▶ [WHAT TO WORK ON]
Restate each of the lines below word for word and drop every picture.

··· PROVIDED DATA

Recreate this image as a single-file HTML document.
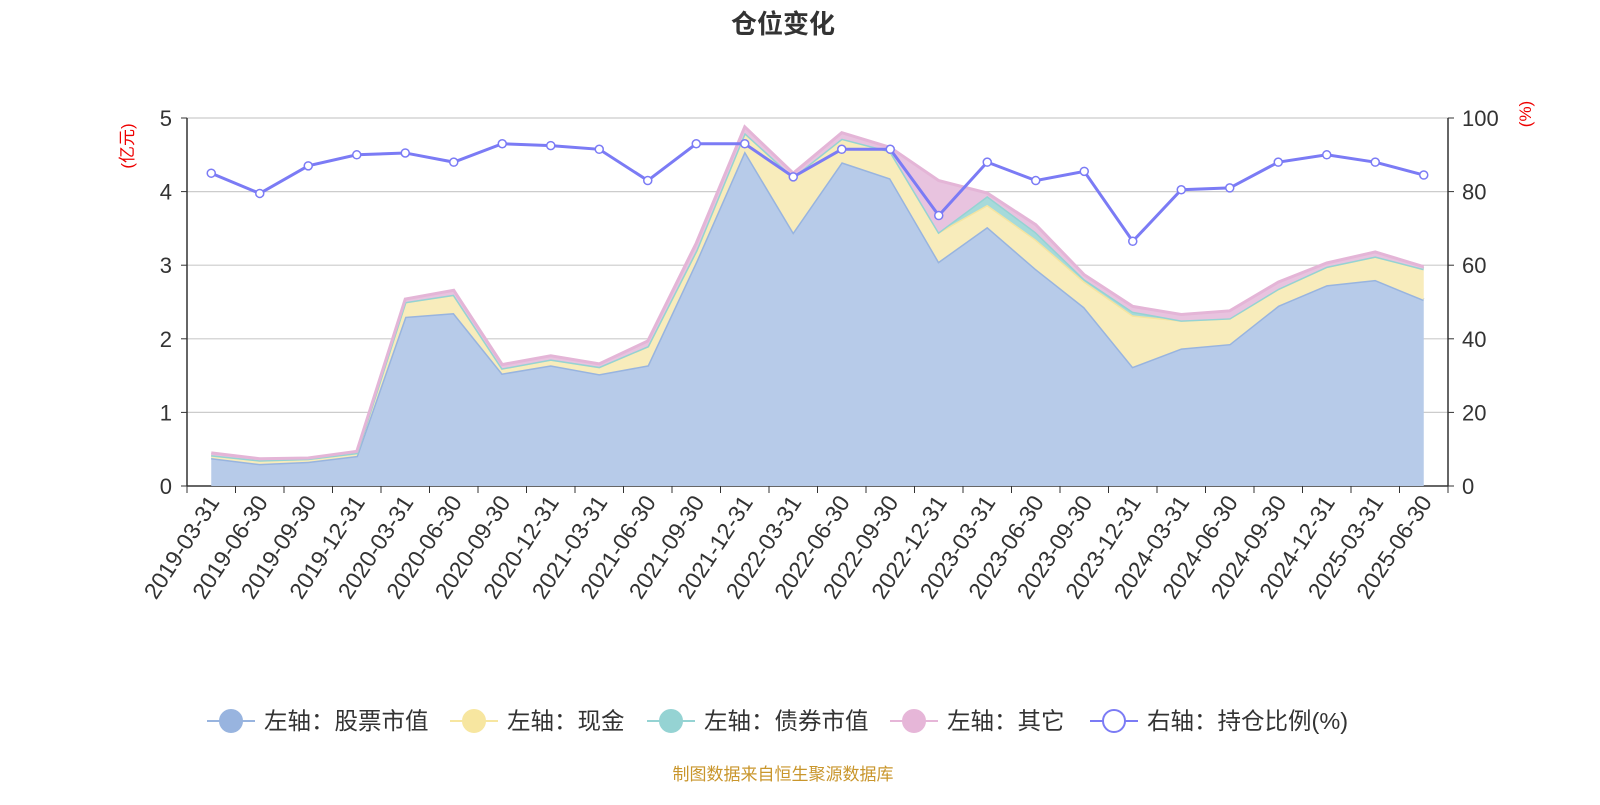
<!DOCTYPE html>
<html><head><meta charset="utf-8">
<style>
body{margin:0;background:#fff;font-family:"Liberation Sans","Noto Sans CJK SC",sans-serif;}
svg text{font-family:"Liberation Sans","Noto Sans CJK SC",sans-serif;}
</style></head>
<body>
<svg id="chart" width="1600" height="800" xmlns="http://www.w3.org/2000/svg">
<text x="783" y="33" text-anchor="middle" font-size="26" font-weight="bold" fill="#333">仓位变化</text>
<text transform="translate(133,146) rotate(-90)" text-anchor="middle" font-size="17" fill="#e00">(亿元)</text>
<text transform="translate(1531,114) rotate(-90)" text-anchor="middle" font-size="17" fill="#e00">(%)</text>
<g id="grid"></g><g id="areas"></g><g id="axes"></g><g id="line"></g>
<g id="legend"></g>
<text x="783" y="780" text-anchor="middle" font-size="17" fill="#c9962c">制图数据来自恒生聚源数据库</text>
</svg>
<script>
const categories=["2019-03-31","2019-06-30","2019-09-30","2019-12-31","2020-03-31","2020-06-30","2020-09-30","2020-12-31","2021-03-31","2021-06-30","2021-09-30","2021-12-31","2022-03-31","2022-06-30","2022-09-30","2022-12-31","2023-03-31","2023-06-30","2023-09-30","2023-12-31","2024-03-31","2024-06-30","2024-09-30","2024-12-31","2025-03-31","2025-06-30"];
const stockValues=[0.38,0.30,0.33,0.41,2.30,2.35,1.53,1.64,1.52,1.64,3.05,4.55,3.45,4.40,4.18,3.05,3.52,2.95,2.43,1.62,1.87,1.93,2.45,2.73,2.80,2.53];
const cashValues=[0.04,0.05,0.04,0.04,0.20,0.25,0.07,0.08,0.10,0.26,0.15,0.25,0.75,0.32,0.37,0.40,0.30,0.40,0.35,0.70,0.38,0.35,0.23,0.25,0.32,0.42];
const bondValues=[0,0,0,0,0,0,0,0,0,0,0,0,0,0,0,0,0.12,0.10,0.03,0.05,0,0,0,0,0,0];
const otherValues=[0.03,0.02,0.01,0.02,0.04,0.06,0.05,0.05,0.04,0.07,0.10,0.08,0.05,0.08,0.05,0.70,0.04,0.10,0.06,0.07,0.08,0.10,0.09,0.05,0.06,0.03];
const ratioValues=[85,79.5,87,90,90.5,88,93,92.5,91.5,83,93,93,84,91.5,91.5,73.5,88,83,85.5,66.5,80.5,81,88,90,88,84.5];
const leftTicks=[0,1,2,3,4,5];
const rightTicks=[0,20,40,60,80,100];
const X0=187,X1=1448,Y0=486,Y1=118;
const band=(X1-X0)/categories.length;
const xs=i=>X0+band*(i+0.5);
const yL=v=>Y0-(v/5)*(Y0-Y1);
const yR=v=>Y0-(v/100)*(Y0-Y1);
const NS="http://www.w3.org/2000/svg";
function mk(p,t,a){const e=document.createElementNS(NS,t);for(const k in a)e.setAttribute(k,a[k]);p.appendChild(e);return e;}
const grid=document.getElementById('grid'),axes=document.getElementById('axes'),areas=document.getElementById('areas'),lineG=document.getElementById('line'),leg=document.getElementById('legend');
leftTicks.forEach((t,i)=>{
 const g=mk(grid,'line',{x1:X0,x2:X1,y1:yL(t),y2:yL(t),stroke:i==0?'#333':'#ccc','stroke-width':i==0?1.5:1.2});
 
 
 const tx=mk(axes,'text',{x:172,y:yL(t)+8,'text-anchor':'end','font-size':22,fill:'#333'});tx.textContent=t;
 
 
 mk(axes,'line',{x1:X0-6,x2:X0,y1:yL(t),y2:yL(t),stroke:'#333'});
});
rightTicks.forEach(t=>{
 const tx=mk(axes,'text',{x:1462,y:yR(t)+8,'font-size':22,fill:'#333'});tx.textContent=t;
 
 
 mk(axes,'line',{x1:X1,x2:X1+6,y1:yR(t),y2:yR(t),stroke:'#333'});
});
mk(axes,'line',{x1:X0,x2:X0,y1:Y1,y2:Y0,stroke:'#333','stroke-width':1.5});
mk(axes,'line',{x1:X1,x2:X1,y1:Y1,y2:Y0,stroke:'#333','stroke-width':1.5});
for(let i=0;i<=categories.length;i++){const x=X0+band*i;mk(axes,'line',{x1:x,x2:x,y1:Y0,y2:Y0+7,stroke:'#333'});}
categories.forEach((c,i)=>{
 const x=xs(i),y=Y0+16;
 const tx=mk(axes,'text',{transform:`translate(${x+9},${y}) rotate(-57)`,'text-anchor':'end','font-size':23,fill:'#333'});tx.textContent=c;
 
 
});
const series=[[stockValues,'#b7cbe9','#98b4df','stock-area'],[cashValues,'#f8ecbb','#f5e4a0','cash-area'],[bondValues,'#a6dada','#95d3d3','bond-area'],[otherValues,'#e8c3df','#e4b5d7','other-area']];
let base=categories.map(()=>0);
series.forEach(([vals,fill,stroke,name])=>{
 const top=base.map((b,i)=>b+vals[i]);
 let pts=top.map((v,i)=>xs(i)+','+yL(v));
 let bpts=base.map((v,i)=>xs(i)+','+yL(v)).reverse();
 const p=mk(areas,'polygon',{points:pts.concat(bpts).join(' '),fill:fill});
 
 
 const l=mk(areas,'polyline',{points:pts.join(' '),fill:'none',stroke:stroke,'stroke-width':3});
 
 
 base=top;
});
const rp=ratioValues.map((v,i)=>xs(i)+','+yR(v)).join(' ');
const rl=mk(lineG,'polyline',{points:rp,fill:'none',stroke:'#7b7bf5','stroke-width':3});


ratioValues.forEach((v,i)=>{
 const c=mk(lineG,'circle',{cx:xs(i),cy:yR(v),r:4,fill:'#fff',stroke:'#7b7bf5','stroke-width':1.5});
 
 
});
const legendItems=[['左轴：股票市值','#98b4df',false,207],['左轴：现金','#f7e6a0',false,450],['左轴：债券市值','#95d3d3',false,647],['左轴：其它','#e6b6d8',false,890],['右轴：持仓比例(%)','#7b7bf5',true,1090]];
legendItems.forEach(([t,c,hollow,x])=>{
 const g=mk(leg,'g',{});
 
 
 mk(g,'line',{x1:x,x2:x+48,y1:721,y2:721,stroke:c,'stroke-width':2});
 mk(g,'circle',{cx:x+24,cy:721,r:11,fill:hollow?'#fff':c,stroke:c,'stroke-width':2});
 const tx=mk(g,'text',{x:x+57,y:729,'font-size':23.5,fill:'#333'});tx.textContent=t;
});
</script>
</body></html>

······

▶ [ANSWER TO THE TASK]
Recreate this image as a single-file HTML document.
<!DOCTYPE html>
<html><head><meta charset="utf-8">
<style>
body{margin:0;background:#fff;font-family:"Liberation Sans","Noto Sans CJK SC",sans-serif;}
svg text{font-family:"Liberation Sans","Noto Sans CJK SC",sans-serif;}
</style></head>
<body>
<svg id="chart" width="1600" height="800" xmlns="http://www.w3.org/2000/svg">
<text x="783" y="33" text-anchor="middle" font-size="26" font-weight="bold" fill="#333">仓位变化</text>
<text transform="translate(133,146) rotate(-90)" text-anchor="middle" font-size="17" fill="#e00">(亿元)</text>
<text transform="translate(1531,114) rotate(-90)" text-anchor="middle" font-size="17" fill="#e00">(%)</text>
<g id="grid"></g><g id="areas"></g><g id="axes"></g><g id="line"></g>
<g id="legend"></g>
<text x="783" y="780" text-anchor="middle" font-size="17" fill="#c9962c">制图数据来自恒生聚源数据库</text>
</svg>
<script>
const categories=["2019-03-31","2019-06-30","2019-09-30","2019-12-31","2020-03-31","2020-06-30","2020-09-30","2020-12-31","2021-03-31","2021-06-30","2021-09-30","2021-12-31","2022-03-31","2022-06-30","2022-09-30","2022-12-31","2023-03-31","2023-06-30","2023-09-30","2023-12-31","2024-03-31","2024-06-30","2024-09-30","2024-12-31","2025-03-31","2025-06-30"];
const stockValues=[0.38,0.30,0.33,0.41,2.30,2.35,1.53,1.64,1.52,1.64,3.05,4.55,3.45,4.40,4.18,3.05,3.52,2.95,2.43,1.62,1.87,1.93,2.45,2.73,2.80,2.53];
const cashValues=[0.04,0.05,0.04,0.04,0.20,0.25,0.07,0.08,0.10,0.26,0.15,0.25,0.75,0.32,0.37,0.40,0.30,0.40,0.35,0.70,0.38,0.35,0.23,0.25,0.32,0.42];
const bondValues=[0,0,0,0,0,0,0,0,0,0,0,0,0,0,0,0,0.12,0.10,0.03,0.05,0,0,0,0,0,0];
const otherValues=[0.03,0.02,0.01,0.02,0.04,0.06,0.05,0.05,0.04,0.07,0.10,0.08,0.05,0.08,0.05,0.70,0.04,0.10,0.06,0.07,0.08,0.10,0.09,0.05,0.06,0.03];
const ratioValues=[85,79.5,87,90,90.5,88,93,92.5,91.5,83,93,93,84,91.5,91.5,73.5,88,83,85.5,66.5,80.5,81,88,90,88,84.5];
const leftTicks=[0,1,2,3,4,5];
const rightTicks=[0,20,40,60,80,100];
const X0=187,X1=1448,Y0=486,Y1=118;
const band=(X1-X0)/categories.length;
const xs=i=>X0+band*(i+0.5);
const yL=v=>Y0-(v/5)*(Y0-Y1);
const yR=v=>Y0-(v/100)*(Y0-Y1);
const NS="http://www.w3.org/2000/svg";
function mk(p,t,a){const e=document.createElementNS(NS,t);for(const k in a)e.setAttribute(k,a[k]);p.appendChild(e);return e;}
const grid=document.getElementById('grid'),axes=document.getElementById('axes'),areas=document.getElementById('areas'),lineG=document.getElementById('line'),leg=document.getElementById('legend');
leftTicks.forEach((t,i)=>{
 const g=mk(grid,'line',{x1:X0,x2:X1,y1:yL(t),y2:yL(t),stroke:i==0?'#333':'#ccc','stroke-width':i==0?1.5:1.2});
 
 
 const tx=mk(axes,'text',{x:172,y:yL(t)+8,'text-anchor':'end','font-size':22,fill:'#333'});tx.textContent=t;
 
 
 mk(axes,'line',{x1:X0-6,x2:X0,y1:yL(t),y2:yL(t),stroke:'#333'});
});
rightTicks.forEach(t=>{
 const tx=mk(axes,'text',{x:1462,y:yR(t)+8,'font-size':22,fill:'#333'});tx.textContent=t;
 
 
 mk(axes,'line',{x1:X1,x2:X1+6,y1:yR(t),y2:yR(t),stroke:'#333'});
});
mk(axes,'line',{x1:X0,x2:X0,y1:Y1,y2:Y0,stroke:'#333','stroke-width':1.5});
mk(axes,'line',{x1:X1,x2:X1,y1:Y1,y2:Y0,stroke:'#333','stroke-width':1.5});
for(let i=0;i<=categories.length;i++){const x=X0+band*i;mk(axes,'line',{x1:x,x2:x,y1:Y0,y2:Y0+7,stroke:'#333'});}
categories.forEach((c,i)=>{
 const x=xs(i),y=Y0+16;
 const tx=mk(axes,'text',{transform:`translate(${x+9},${y}) rotate(-57)`,'text-anchor':'end','font-size':23,fill:'#333'});tx.textContent=c;
 
 
});
const series=[[stockValues,'#b7cbe9','#98b4df','stock-area'],[cashValues,'#f8ecbb','#f5e4a0','cash-area'],[bondValues,'#a6dada','#95d3d3','bond-area'],[otherValues,'#e8c3df','#e4b5d7','other-area']];
let base=categories.map(()=>0);
series.forEach(([vals,fill,stroke,name])=>{
 const top=base.map((b,i)=>b+vals[i]);
 let pts=top.map((v,i)=>xs(i)+','+yL(v));
 let bpts=base.map((v,i)=>xs(i)+','+yL(v)).reverse();
 const p=mk(areas,'polygon',{points:pts.concat(bpts).join(' '),fill:fill});
 
 
 const l=mk(areas,'polyline',{points:pts.join(' '),fill:'none',stroke:stroke,'stroke-width':3});
 
 
 base=top;
});
const rp=ratioValues.map((v,i)=>xs(i)+','+yR(v)).join(' ');
const rl=mk(lineG,'polyline',{points:rp,fill:'none',stroke:'#7b7bf5','stroke-width':3});


ratioValues.forEach((v,i)=>{
 const c=mk(lineG,'circle',{cx:xs(i),cy:yR(v),r:4,fill:'#fff',stroke:'#7b7bf5','stroke-width':1.5});
 
 
});
const legendItems=[['左轴：股票市值','#98b4df',false,207],['左轴：现金','#f7e6a0',false,450],['左轴：债券市值','#95d3d3',false,647],['左轴：其它','#e6b6d8',false,890],['右轴：持仓比例(%)','#7b7bf5',true,1090]];
legendItems.forEach(([t,c,hollow,x])=>{
 const g=mk(leg,'g',{});
 
 
 mk(g,'line',{x1:x,x2:x+48,y1:721,y2:721,stroke:c,'stroke-width':2});
 mk(g,'circle',{cx:x+24,cy:721,r:11,fill:hollow?'#fff':c,stroke:c,'stroke-width':2});
 const tx=mk(g,'text',{x:x+57,y:729,'font-size':23.5,fill:'#333'});tx.textContent=t;
});
</script>
</body></html>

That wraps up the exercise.